YOUR OBJECTIVE:
Extract every line below that contains the word "this".

[Start of RECORDS SHOWN]

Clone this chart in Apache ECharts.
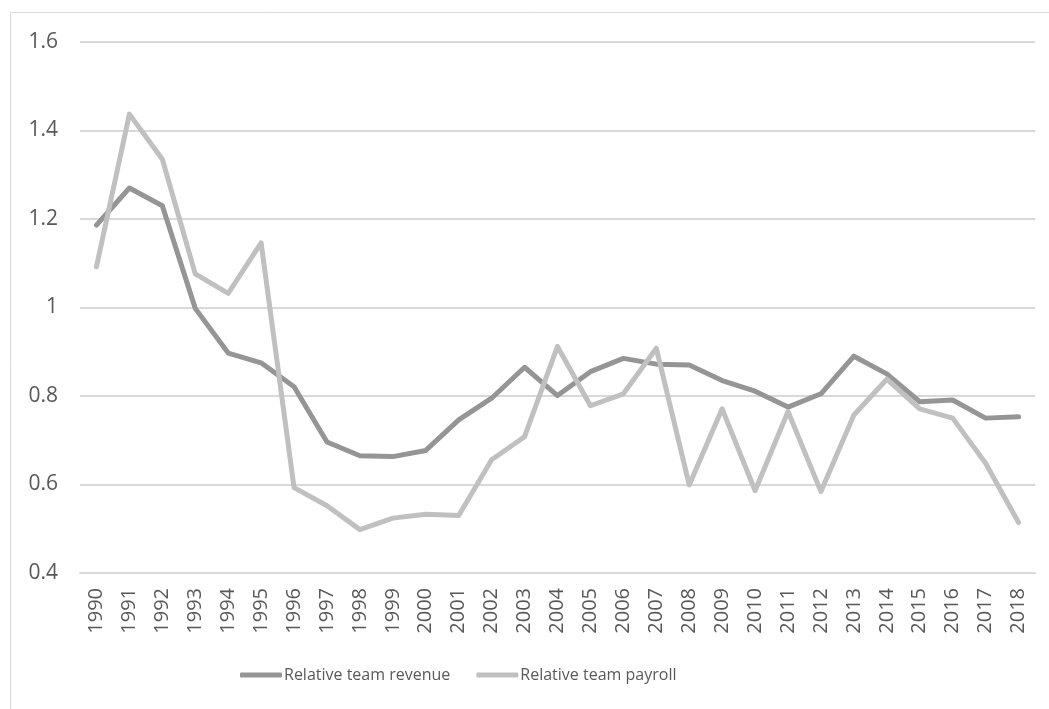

[End of RECORDS SHOWN]
[Start of RECORDS SHOWN]

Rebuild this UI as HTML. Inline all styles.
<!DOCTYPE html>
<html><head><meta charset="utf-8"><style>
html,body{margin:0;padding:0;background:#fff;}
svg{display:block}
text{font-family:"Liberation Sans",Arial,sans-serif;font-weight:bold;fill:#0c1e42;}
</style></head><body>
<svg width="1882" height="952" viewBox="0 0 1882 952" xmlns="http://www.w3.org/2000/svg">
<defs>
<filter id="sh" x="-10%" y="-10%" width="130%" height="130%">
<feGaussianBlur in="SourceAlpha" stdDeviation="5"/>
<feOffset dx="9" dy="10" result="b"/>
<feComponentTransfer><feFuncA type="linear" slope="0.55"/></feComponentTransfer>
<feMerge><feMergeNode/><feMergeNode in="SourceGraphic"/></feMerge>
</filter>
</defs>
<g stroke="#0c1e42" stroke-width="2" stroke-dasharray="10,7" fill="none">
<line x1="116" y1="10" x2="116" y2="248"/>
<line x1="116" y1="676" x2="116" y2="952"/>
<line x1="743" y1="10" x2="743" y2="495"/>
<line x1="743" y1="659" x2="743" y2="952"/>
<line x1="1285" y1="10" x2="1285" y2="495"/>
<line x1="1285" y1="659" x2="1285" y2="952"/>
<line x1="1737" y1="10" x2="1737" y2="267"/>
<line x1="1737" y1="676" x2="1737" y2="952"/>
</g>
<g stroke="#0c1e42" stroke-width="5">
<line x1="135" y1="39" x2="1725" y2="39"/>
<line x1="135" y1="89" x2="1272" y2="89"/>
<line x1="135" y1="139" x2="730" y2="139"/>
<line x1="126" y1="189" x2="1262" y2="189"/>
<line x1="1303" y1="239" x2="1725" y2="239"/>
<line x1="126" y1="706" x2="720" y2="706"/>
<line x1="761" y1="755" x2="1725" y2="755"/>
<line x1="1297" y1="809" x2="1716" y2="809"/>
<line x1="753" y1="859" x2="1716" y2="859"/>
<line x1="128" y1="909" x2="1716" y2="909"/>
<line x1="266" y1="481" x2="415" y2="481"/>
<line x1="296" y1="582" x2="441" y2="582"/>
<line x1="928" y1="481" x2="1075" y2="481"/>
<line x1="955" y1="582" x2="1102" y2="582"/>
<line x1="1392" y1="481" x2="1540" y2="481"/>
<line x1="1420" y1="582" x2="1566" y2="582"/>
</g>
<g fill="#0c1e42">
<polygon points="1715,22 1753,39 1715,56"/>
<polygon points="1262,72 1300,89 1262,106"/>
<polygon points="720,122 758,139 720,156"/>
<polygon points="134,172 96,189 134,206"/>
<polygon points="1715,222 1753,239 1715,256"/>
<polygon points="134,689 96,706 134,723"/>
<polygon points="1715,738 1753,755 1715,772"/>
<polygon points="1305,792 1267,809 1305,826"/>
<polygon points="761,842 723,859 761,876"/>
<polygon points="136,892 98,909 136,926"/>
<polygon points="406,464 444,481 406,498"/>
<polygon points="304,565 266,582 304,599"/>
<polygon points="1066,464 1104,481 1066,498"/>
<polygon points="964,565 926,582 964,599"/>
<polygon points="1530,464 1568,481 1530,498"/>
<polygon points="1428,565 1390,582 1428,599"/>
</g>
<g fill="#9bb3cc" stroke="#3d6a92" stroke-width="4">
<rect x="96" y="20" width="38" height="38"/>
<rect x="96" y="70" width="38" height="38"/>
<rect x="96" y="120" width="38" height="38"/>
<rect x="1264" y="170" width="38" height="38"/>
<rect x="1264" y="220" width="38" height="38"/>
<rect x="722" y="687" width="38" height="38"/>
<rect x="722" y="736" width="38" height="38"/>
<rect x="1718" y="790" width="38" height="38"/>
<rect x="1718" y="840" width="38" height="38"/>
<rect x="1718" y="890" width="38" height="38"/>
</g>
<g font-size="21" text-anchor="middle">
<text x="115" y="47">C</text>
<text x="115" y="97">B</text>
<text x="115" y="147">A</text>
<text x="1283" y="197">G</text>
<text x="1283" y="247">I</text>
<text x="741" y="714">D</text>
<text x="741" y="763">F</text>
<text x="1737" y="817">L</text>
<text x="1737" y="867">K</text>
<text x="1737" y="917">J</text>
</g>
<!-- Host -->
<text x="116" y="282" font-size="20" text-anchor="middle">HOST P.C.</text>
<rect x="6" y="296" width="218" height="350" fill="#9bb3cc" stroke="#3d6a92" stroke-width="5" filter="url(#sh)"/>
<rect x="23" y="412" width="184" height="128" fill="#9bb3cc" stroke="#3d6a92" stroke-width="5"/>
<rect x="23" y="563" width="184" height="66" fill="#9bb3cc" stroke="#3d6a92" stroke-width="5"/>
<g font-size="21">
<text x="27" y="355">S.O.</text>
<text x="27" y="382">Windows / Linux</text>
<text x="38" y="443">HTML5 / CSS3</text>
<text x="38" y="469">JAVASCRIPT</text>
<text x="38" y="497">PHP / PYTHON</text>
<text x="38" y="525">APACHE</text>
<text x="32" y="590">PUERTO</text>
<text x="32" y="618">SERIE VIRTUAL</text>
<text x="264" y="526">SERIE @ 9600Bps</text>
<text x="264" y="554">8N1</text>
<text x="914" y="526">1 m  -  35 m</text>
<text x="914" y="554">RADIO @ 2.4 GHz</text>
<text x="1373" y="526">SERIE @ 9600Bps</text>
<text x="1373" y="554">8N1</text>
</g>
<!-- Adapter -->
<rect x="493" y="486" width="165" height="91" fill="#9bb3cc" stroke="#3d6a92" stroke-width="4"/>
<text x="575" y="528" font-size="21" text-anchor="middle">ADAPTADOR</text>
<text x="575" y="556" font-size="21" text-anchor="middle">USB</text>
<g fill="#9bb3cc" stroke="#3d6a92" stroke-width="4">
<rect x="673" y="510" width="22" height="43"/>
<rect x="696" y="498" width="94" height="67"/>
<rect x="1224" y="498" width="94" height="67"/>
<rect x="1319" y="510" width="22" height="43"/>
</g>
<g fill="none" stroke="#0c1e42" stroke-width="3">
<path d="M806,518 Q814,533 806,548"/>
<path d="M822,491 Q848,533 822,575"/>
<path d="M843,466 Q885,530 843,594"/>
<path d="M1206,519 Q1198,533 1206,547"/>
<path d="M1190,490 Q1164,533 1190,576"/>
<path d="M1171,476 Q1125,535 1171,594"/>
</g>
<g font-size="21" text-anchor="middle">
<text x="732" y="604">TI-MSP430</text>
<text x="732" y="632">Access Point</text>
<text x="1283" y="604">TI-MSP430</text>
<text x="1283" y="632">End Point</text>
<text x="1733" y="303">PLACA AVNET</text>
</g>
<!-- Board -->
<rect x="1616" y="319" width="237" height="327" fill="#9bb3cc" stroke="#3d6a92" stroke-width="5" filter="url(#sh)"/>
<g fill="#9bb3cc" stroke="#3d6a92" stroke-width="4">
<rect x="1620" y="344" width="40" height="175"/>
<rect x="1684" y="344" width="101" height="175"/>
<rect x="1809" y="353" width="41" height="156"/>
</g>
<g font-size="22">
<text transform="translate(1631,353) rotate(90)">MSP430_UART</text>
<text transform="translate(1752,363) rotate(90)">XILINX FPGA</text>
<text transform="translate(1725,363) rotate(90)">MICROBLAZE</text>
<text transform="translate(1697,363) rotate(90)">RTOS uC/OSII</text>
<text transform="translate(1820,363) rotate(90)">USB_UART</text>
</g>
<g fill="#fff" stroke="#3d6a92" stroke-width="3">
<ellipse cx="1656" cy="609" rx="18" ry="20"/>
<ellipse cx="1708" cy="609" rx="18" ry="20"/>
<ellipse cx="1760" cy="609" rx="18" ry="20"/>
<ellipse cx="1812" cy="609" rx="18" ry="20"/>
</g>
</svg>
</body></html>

[End of RECORDS SHOWN]

RESPONSE TO THE TASK:
Clone this chart in Apache ECharts.
Rebuild this UI as HTML. Inline all styles.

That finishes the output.